Thursday, July 3, 2014

If this is Thursday it must be postcards, 149

Rooftop flight re-enactment

Ford Depot Hack & 1932 WACO UBF Airplane

One of the places we visited on the recent trip to the Columbia Gorge in Oregon was the Western Antique Aeroplane and Automobile Museum in Hood River.  It is a huge hanger filled with restored cars and planes and a few motorcycles as well.  As usual I picked up several postcards including the two shared today. 

The upper card shows a re-enactment of the 1912 Rooftop Flight and was performed by Tom Murphy in an early Curtiss Pusher replica off the roof of the Multnomah hotel in downtown Portland, Oregon.  The original stunt was by Silas Christopherson and took place on the same rooftop.  All the planes, cars, motorcycles and other vehicles in the museum are in working condition and are tested monthly. 

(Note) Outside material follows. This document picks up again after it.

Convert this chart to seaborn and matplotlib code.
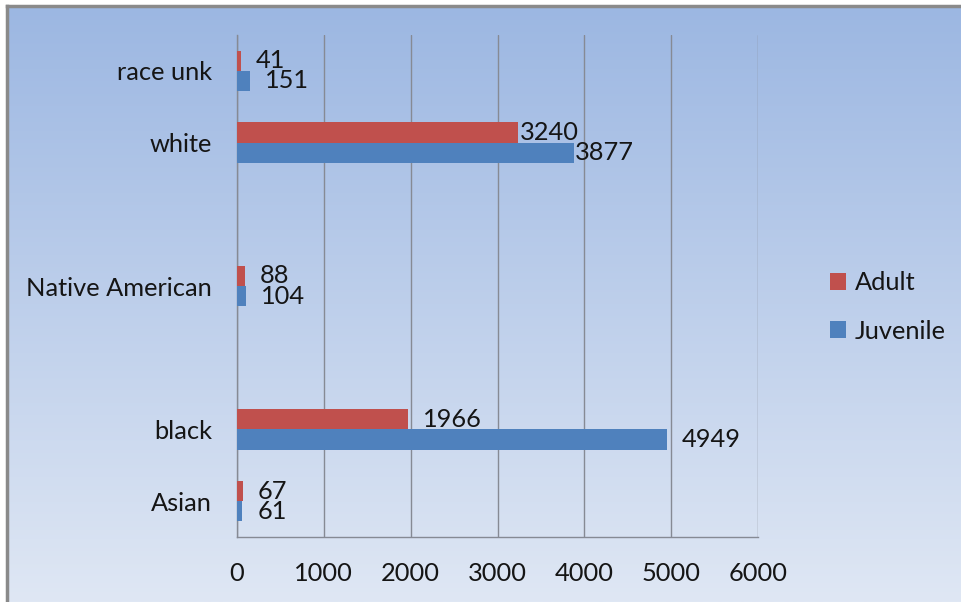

The Curtiss Pusher was an airplane introduced in 1911 that had the engine and propeller behind the pilot’s seat.  It was one of the first planes to be built in any quantity.  It was a biplane (double wings) and had a wheeled tricycle undercarriage.  It was also the first plane that could takeoff and land on the deck of a ship.  It was mostly constructed of wood and used ailerons thus avoiding the wing patent restrictions established by the Wright brothers.

The lower card has both a 1914 Model T Depot Hack and a 1932 WACO UBF airplane.  The planes and cars in the museum are in beautiful restored condition for the most part but there are also examples of what they looked like before restoration so one can get an idea of the amount of time and effort is needed to put them back into mint condition. 

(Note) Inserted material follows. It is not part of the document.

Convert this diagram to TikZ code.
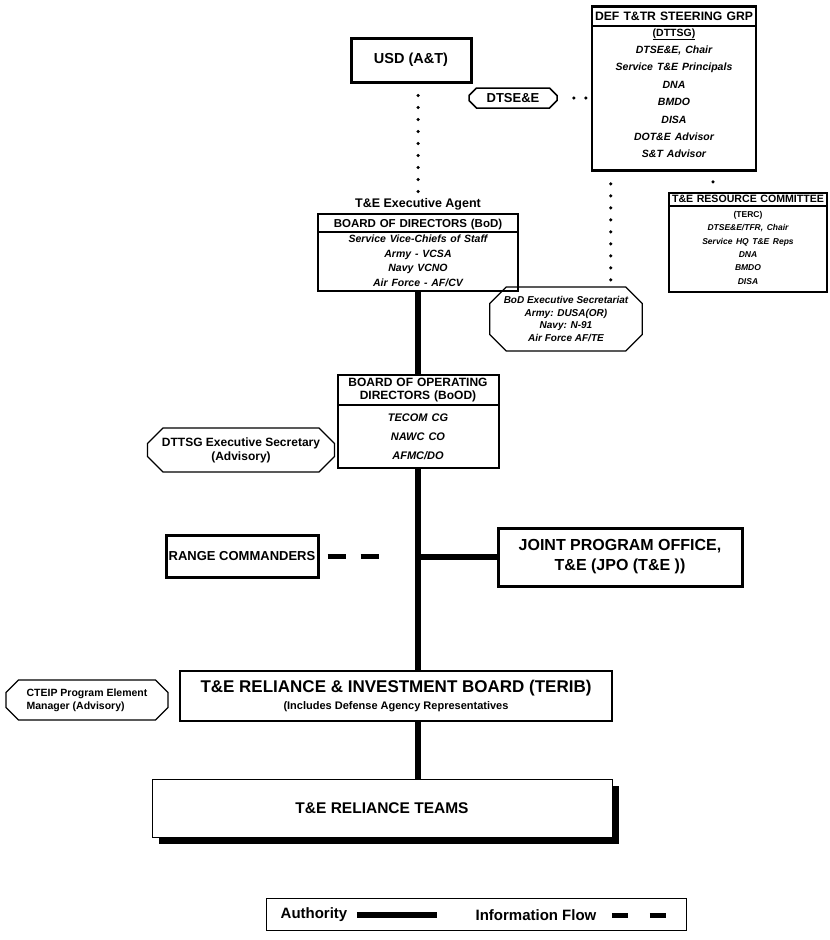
\documentclass[tikz,border=0pt]{standalone}
\usepackage{fontspec}
\setmainfont{Liberation Sans}
\usetikzlibrary{shapes.multipart, shapes.misc, shadows}

\newcommand{\fsz}[2]{\fontsize{#1}{#2}\selectfont}

\begin{document}
\begin{tikzpicture}[x=1pt, y=-1pt,
  heavy/.style={rectangle, draw=black, line width=3pt, align=center, inner sep=2pt},
  panel/.style={rectangle split, rectangle split parts=2, draw=black, align=center, inner xsep=2pt, inner ysep=1.5pt},
  memo/.style={chamfered rectangle, draw=black, line width=1.2pt, align=center, inner sep=1pt},
  authority/.style={line width=6pt},
  infoflow/.style={line width=5pt, dash pattern=on 18pt off 15pt},
  dots/.style={line width=3.5pt, line cap=round, dash pattern=on 0pt off 12pt}]

\useasboundingbox (0,0) rectangle (830,940);

\node[heavy, minimum width=120pt, minimum height=44pt, font=\bfseries\fsz{14.5}{16}] (usd) at (411,60) {USD (A\&T)};
\node[memo, chamfered rectangle xsep=4pt, minimum width=88pt, minimum height=20pt, line width=1.5pt, font=\bfseries\fsz{13}{14}] (dtse) at (513,98) {DTSE\&E};

\node[panel, anchor=north, line width=2.5pt, text width=160pt, font=\bfseries\fsz{12.2}{14}] (dttsg) at (674,5)
  {\rule[-3pt]{0pt}{14pt}DEF T\&TR STEERING GRP
   \nodepart{two}\fsz{10.5}{17.4}\underline{(DTTSG)}\\ \itshape DTSE\&E, Chair\\ Service T\&E Principals\\ DNA\\ BMDO\\ DISA\\ DOT\&E Advisor\\ S\&T Advisor\rule[-10pt]{0pt}{10pt}\par};

\node[panel, anchor=north, line width=2pt, text width=154pt, font=\bfseries\fsz{10.6}{12}] (terc) at (748,192)
  {T\&E RESOURCE COMMITTEE
   \nodepart{two}\fsz{8.5}{13.3}\rule{0pt}{9.5pt}(TERC)\\ \itshape DTSE\&E/TFR, Chair\\ Service HQ T\&E Reps\\ DNA\\ BMDO\\ DISA\rule[-5pt]{0pt}{5pt}\par};

\node[font=\bfseries\fsz{12.5}{14}, inner sep=1pt] (agent) at (418,204) {T\&E Executive Agent};
\node[panel, anchor=north, line width=2pt, text width=196pt, font=\bfseries\fsz{11.5}{13}] (bod) at (418,213)
  {\rule{0pt}{11pt}BOARD OF DIRECTORS (BoD)
   \nodepart{two}\itshape\fsz{10.5}{14.7}Service Vice-Chiefs of Staff\\ Army - VCSA\\ Navy VCNO\\ Air Force - AF/CV\rule[-2pt]{0pt}{2pt}\par};

\node[memo, chamfered rectangle xsep=13pt, minimum width=147pt, minimum height=64pt, font=\bfseries\itshape\fsz{10}{12.5}] (bodsec) at (566,319)
  {BoD Executive Secretariat\\ Army: DUSA(OR)\\ Navy: N-91\\ Air Force AF/TE};

\node[panel, anchor=north, line width=2pt, inner ysep=2pt, text width=157pt, font=\bfseries\fsz{12}{13.5}] (bood) at (418,374)
  {BOARD OF OPERATING\\ DIRECTORS (BoOD)
   \nodepart{two}\itshape\fsz{11}{19}\rule{0pt}{13pt}TECOM CG\\ NAWC CO\\ AFMC/DO\rule[-6pt]{0pt}{6pt}\par};
\node[memo, chamfered rectangle xsep=12pt, minimum width=187pt, minimum height=44pt, font=\bfseries\fsz{12}{14}] (dtsec) at (241,450)
  {DTTSG Executive Secretary\\ (Advisory)};

\node[heavy, minimum width=152pt, minimum height=42pt, font=\bfseries\fsz{13}{15}] (range) at (242,556) {RANGE COMMANDERS};
\node[heavy, minimum width=244pt, minimum height=58pt, font=\bfseries\fsz{16}{20}] (jpo) at (620,557) {JOINT PROGRAM OFFICE,\\ T\&E (JPO (T\&E ))};

\node[heavy, line width=2.5pt, minimum width=432pt, minimum height=50pt, font=\bfseries\fsz{17}{17}] (terib) at (396,696)
  {T\&E RELIANCE \& INVESTMENT BOARD (TERIB)\\ {\fsz{11}{13}(Includes Defense Agency Representatives}};
\node[memo, chamfered rectangle xsep=9pt, minimum width=162pt, minimum height=40pt, align=left, font=\bfseries\fsz{10.5}{13}] (cteip) at (87,700)
  {CTEIP Program Element\\ Manager (Advisory)};

\node[rectangle, draw=black, line width=1pt, fill=white, minimum width=460pt, minimum height=58pt,
  drop shadow={shadow xshift=7pt, shadow yshift=-7pt, fill=black, opacity=1}, font=\bfseries\fsz{15.5}{17}] (teams) at (382,808) {T\&E RELIANCE TEAMS};

% key
\node[rectangle, draw=black, line width=.8pt, minimum width=420pt, minimum height=32pt] (legend) at (476,914) {};
\node[font=\bfseries\fsz{15}{17}] (authkey) at (314,915) {Authority};
\node[font=\bfseries\fsz{15}{17}] (infokey) at (536,915) {Information Flow};
\draw[authority] ([xshift=6pt]authkey.east) -- ([xshift=86pt]authkey.east);
\draw[infoflow, dash pattern=on 16pt off 22pt] ([xshift=12pt]infokey.east) -- ([xshift=66pt]infokey.east);

% information links
\draw[dots, shorten <=12pt] (usd.south -| agent.north) -- (agent.north);
\draw[dots, shorten <=16pt] (dtse.east) -- (dtse.east -| dttsg.west);
\draw[dots, shorten <=12pt] ([xshift=20pt]dttsg.south west) -- ([xshift=20pt]dttsg.south west |- bodsec.north);
\draw[dots, shorten <=10pt, shorten >=5pt] ([xshift=39pt]dttsg.south) -- ([xshift=39pt]dttsg.south |- terc.north);
\draw[infoflow, shorten <=8pt, shorten >=36pt] (range.east) -- (range.east -| bood.south);

% authority links
\draw[authority] (bod.south) -- (bood.north);
\draw[authority] (bood.south) -- (bood.south |- terib.north);
\draw[authority] (bood.south |- terib.south) -- (bood.south |- teams.north);
\draw[authority] (jpo.west) -- (jpo.west -| bood.south);
\end{tikzpicture}
\end{document}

I wondered why the car was called a Depot Hack and found an article about the “Short History of Station Wagons in the USA” on-line (see link below).  The first station wagons were called Depot Hacks because they were used around train depots as taxicabs or hacks.  They were slightly larger than regular cars and had space for passengers and luggage so they were hired to carry people and cargo to and from railroad stations.  In 1910 Ford began selling just the chassis to independent manufacturers who added a wooden wagon body to make the Depot Hack.  The price was $700.  A few years later Ford began making the complete vehicle this way also.  The term station wagon had replaced “depot hack” by 1929.

The beautifully restored 1932 blue WACO UBF airplane was one of those built in Troy Ohio.  The Weaver Aircraft Company of Ohio later to become Waco Aircraft Company built planes between 1919 and 1947.  This same company made large numbers of military gliders for both the RAF and the US Army Air Forces during World War II.